| Exercise brief |
Your task is to copy every line of the entries that contains "matplotlib".

_____

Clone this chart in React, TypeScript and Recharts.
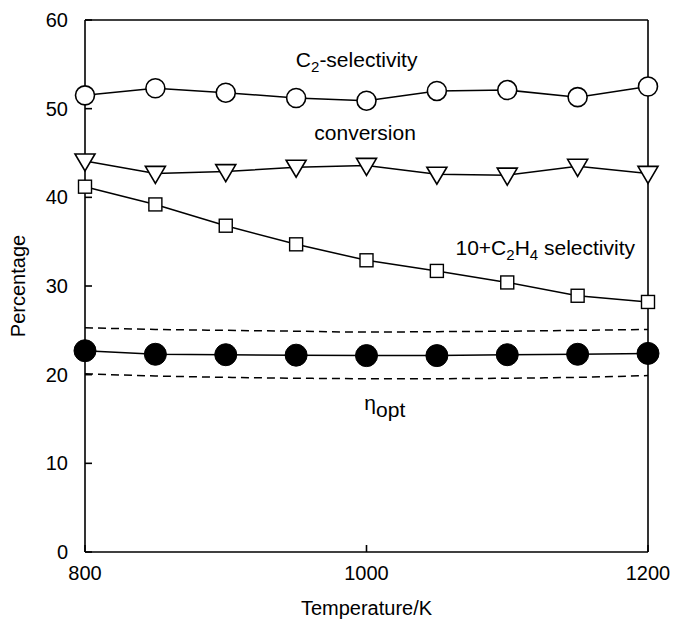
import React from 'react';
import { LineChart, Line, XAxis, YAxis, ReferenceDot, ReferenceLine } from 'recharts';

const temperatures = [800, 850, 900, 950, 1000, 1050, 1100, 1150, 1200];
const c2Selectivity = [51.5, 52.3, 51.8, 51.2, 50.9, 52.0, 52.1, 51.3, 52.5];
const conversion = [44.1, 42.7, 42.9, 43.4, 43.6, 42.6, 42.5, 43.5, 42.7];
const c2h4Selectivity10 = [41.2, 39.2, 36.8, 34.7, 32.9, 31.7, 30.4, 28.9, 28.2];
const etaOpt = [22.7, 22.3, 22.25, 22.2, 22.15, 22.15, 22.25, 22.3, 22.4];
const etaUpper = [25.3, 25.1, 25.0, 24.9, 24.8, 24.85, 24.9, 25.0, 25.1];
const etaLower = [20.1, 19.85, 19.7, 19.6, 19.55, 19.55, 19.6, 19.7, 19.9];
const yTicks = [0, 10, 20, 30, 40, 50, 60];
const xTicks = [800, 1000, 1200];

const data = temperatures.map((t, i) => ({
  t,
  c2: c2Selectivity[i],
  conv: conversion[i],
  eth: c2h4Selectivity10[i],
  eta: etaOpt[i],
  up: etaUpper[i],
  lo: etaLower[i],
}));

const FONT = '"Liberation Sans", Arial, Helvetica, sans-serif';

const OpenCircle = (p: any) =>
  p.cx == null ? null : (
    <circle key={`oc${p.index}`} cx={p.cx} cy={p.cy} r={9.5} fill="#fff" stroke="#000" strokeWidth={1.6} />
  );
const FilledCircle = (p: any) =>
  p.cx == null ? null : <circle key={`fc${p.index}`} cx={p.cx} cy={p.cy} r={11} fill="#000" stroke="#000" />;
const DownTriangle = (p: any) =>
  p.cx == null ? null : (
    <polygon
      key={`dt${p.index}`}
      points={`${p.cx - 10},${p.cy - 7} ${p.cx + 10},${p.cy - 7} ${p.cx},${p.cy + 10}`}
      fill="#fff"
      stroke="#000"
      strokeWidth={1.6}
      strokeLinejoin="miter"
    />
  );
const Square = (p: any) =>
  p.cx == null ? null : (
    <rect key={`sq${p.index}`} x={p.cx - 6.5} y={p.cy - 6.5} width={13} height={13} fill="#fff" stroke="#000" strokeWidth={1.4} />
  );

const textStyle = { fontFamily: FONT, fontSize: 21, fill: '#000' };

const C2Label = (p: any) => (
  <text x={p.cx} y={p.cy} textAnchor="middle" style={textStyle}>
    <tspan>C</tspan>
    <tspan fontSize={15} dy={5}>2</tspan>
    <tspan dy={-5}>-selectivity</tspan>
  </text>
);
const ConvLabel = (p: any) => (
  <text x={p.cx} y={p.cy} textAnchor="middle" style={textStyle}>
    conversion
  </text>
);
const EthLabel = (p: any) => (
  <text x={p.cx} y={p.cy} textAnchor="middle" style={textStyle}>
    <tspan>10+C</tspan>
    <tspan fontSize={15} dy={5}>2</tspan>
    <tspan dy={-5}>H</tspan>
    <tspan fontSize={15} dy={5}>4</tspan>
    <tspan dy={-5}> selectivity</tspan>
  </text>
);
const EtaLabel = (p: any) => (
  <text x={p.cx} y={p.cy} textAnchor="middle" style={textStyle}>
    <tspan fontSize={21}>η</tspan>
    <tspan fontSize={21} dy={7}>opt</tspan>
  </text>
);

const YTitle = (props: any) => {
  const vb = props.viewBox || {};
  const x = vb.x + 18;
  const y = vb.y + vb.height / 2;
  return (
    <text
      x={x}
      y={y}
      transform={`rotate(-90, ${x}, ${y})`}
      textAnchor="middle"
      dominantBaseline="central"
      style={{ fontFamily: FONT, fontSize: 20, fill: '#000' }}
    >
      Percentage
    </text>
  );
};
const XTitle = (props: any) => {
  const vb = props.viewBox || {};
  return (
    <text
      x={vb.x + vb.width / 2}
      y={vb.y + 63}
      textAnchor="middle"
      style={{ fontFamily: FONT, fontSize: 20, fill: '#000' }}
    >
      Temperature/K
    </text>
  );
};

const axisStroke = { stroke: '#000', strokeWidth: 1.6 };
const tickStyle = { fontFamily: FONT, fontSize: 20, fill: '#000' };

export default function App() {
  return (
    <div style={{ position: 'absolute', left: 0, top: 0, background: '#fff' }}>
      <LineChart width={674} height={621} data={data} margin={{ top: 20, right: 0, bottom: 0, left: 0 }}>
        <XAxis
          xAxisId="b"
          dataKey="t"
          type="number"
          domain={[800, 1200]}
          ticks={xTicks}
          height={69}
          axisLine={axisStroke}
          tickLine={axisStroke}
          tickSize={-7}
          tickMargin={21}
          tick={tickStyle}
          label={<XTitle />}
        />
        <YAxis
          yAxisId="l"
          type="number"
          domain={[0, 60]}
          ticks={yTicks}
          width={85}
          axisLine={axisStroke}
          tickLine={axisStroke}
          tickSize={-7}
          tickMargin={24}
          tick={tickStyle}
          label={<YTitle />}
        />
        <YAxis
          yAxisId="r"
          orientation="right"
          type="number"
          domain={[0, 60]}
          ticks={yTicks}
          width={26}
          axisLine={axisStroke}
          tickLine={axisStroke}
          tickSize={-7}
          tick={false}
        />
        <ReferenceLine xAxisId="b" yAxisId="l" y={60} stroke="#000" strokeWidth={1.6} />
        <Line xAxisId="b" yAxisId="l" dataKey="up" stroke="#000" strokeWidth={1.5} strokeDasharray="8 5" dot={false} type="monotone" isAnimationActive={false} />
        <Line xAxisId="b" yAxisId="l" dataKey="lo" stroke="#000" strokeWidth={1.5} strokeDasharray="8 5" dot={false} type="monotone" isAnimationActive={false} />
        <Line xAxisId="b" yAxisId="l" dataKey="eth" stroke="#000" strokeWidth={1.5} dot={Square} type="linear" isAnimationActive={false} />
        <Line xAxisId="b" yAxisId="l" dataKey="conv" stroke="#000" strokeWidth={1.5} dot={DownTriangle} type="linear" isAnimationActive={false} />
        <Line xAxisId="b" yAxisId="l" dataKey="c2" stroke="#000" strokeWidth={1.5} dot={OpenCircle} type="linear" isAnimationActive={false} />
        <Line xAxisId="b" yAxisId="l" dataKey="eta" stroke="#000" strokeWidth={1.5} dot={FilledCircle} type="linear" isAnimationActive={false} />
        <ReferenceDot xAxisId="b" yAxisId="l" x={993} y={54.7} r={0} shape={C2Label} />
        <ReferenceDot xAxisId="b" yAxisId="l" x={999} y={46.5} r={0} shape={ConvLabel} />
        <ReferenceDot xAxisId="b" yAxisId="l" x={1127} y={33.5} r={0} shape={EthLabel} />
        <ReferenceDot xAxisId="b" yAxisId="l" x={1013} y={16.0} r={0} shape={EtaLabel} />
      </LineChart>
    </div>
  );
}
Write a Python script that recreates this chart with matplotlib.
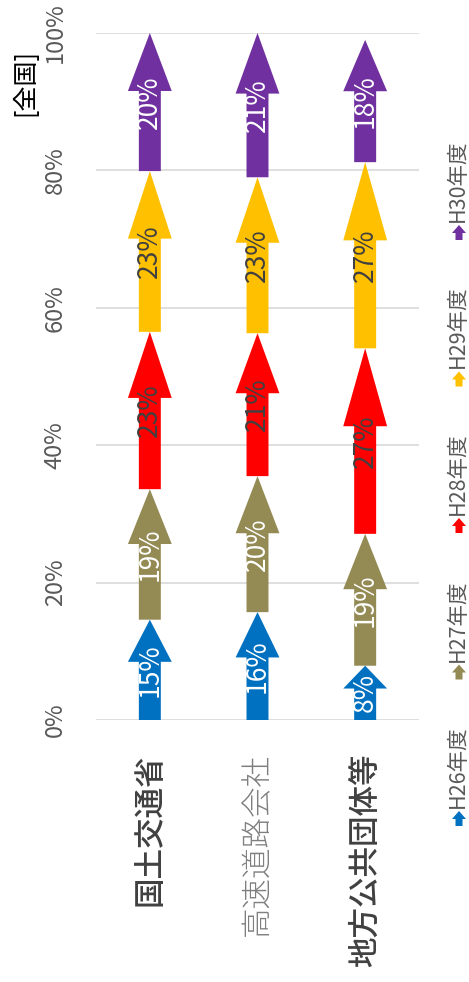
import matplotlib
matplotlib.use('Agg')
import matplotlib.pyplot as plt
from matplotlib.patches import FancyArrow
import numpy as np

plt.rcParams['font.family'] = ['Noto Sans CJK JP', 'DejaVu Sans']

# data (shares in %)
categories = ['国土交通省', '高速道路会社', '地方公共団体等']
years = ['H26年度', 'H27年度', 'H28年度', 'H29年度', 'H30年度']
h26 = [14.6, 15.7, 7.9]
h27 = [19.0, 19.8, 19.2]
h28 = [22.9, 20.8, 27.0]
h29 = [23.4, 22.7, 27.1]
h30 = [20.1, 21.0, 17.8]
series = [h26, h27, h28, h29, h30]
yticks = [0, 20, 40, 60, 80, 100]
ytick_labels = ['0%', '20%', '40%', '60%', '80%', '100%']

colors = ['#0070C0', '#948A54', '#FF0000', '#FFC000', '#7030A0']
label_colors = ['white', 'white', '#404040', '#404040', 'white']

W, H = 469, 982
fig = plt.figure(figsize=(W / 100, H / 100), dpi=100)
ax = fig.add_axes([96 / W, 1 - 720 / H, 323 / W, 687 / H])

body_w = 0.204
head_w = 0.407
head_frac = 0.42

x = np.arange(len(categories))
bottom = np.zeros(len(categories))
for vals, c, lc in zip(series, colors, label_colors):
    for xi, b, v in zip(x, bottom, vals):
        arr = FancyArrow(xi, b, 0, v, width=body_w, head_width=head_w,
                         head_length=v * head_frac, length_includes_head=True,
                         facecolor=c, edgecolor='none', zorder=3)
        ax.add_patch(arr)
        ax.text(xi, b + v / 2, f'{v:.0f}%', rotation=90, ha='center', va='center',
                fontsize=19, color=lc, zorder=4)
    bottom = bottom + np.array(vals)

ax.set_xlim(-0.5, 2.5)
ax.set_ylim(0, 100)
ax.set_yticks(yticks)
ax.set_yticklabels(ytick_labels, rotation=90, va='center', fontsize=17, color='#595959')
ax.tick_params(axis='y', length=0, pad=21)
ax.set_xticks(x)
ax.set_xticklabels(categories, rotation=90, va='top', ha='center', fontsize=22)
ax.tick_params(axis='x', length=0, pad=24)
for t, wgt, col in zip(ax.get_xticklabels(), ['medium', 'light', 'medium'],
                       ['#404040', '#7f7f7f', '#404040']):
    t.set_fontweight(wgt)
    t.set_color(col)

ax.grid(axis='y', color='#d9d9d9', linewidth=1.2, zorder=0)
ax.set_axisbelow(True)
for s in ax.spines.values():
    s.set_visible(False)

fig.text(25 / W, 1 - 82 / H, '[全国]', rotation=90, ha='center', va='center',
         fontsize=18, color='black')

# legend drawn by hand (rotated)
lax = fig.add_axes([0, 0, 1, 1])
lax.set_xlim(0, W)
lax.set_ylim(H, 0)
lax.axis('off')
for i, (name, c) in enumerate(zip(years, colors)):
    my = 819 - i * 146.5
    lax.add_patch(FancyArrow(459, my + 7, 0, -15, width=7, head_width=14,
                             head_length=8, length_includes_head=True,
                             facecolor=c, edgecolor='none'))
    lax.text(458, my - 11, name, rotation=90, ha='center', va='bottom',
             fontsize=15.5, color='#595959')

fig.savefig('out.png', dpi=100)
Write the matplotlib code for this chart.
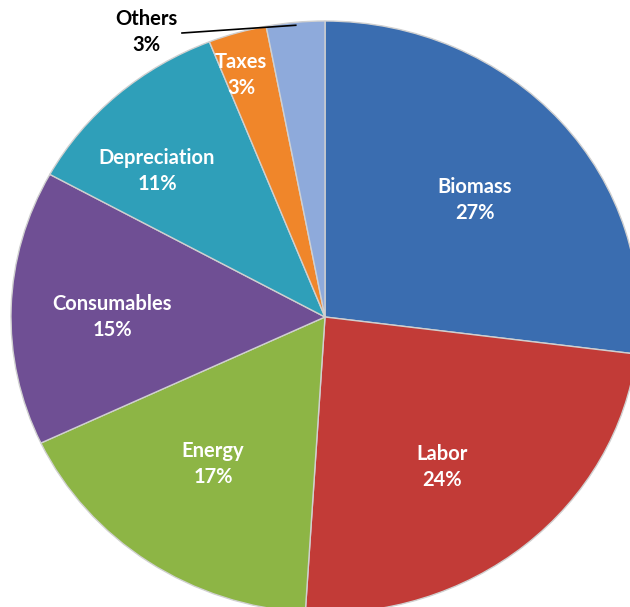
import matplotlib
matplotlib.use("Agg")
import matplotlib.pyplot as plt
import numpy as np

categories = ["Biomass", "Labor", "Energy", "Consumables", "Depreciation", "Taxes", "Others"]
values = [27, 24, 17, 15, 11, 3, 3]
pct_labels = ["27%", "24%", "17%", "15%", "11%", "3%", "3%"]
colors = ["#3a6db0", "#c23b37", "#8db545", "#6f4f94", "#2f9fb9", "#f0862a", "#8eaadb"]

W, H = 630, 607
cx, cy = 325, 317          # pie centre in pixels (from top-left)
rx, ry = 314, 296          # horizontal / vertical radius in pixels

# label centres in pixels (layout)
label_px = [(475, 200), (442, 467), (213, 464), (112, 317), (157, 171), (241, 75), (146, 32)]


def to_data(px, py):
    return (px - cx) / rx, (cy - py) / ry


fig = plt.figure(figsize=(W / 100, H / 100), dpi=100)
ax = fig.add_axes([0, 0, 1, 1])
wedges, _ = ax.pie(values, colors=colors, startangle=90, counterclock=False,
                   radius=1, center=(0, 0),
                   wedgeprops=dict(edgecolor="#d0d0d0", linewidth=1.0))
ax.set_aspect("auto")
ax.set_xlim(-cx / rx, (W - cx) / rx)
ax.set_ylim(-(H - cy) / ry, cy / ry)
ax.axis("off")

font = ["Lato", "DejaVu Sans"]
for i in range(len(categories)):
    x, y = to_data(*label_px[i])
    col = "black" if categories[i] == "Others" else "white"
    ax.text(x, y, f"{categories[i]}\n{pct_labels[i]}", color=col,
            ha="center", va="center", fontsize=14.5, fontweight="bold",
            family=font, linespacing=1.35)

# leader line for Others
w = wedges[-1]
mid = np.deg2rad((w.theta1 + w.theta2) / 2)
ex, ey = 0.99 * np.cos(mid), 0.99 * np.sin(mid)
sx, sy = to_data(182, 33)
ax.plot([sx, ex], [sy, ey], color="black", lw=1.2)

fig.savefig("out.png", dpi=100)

_____

| Exercise answer |
Write a Python script that recreates this chart with matplotlib.
import matplotlib
matplotlib.use('Agg')
import matplotlib.pyplot as plt
from matplotlib.patches import FancyArrow
Write the matplotlib code for this chart.
import matplotlib
matplotlib.use("Agg")
import matplotlib.pyplot as plt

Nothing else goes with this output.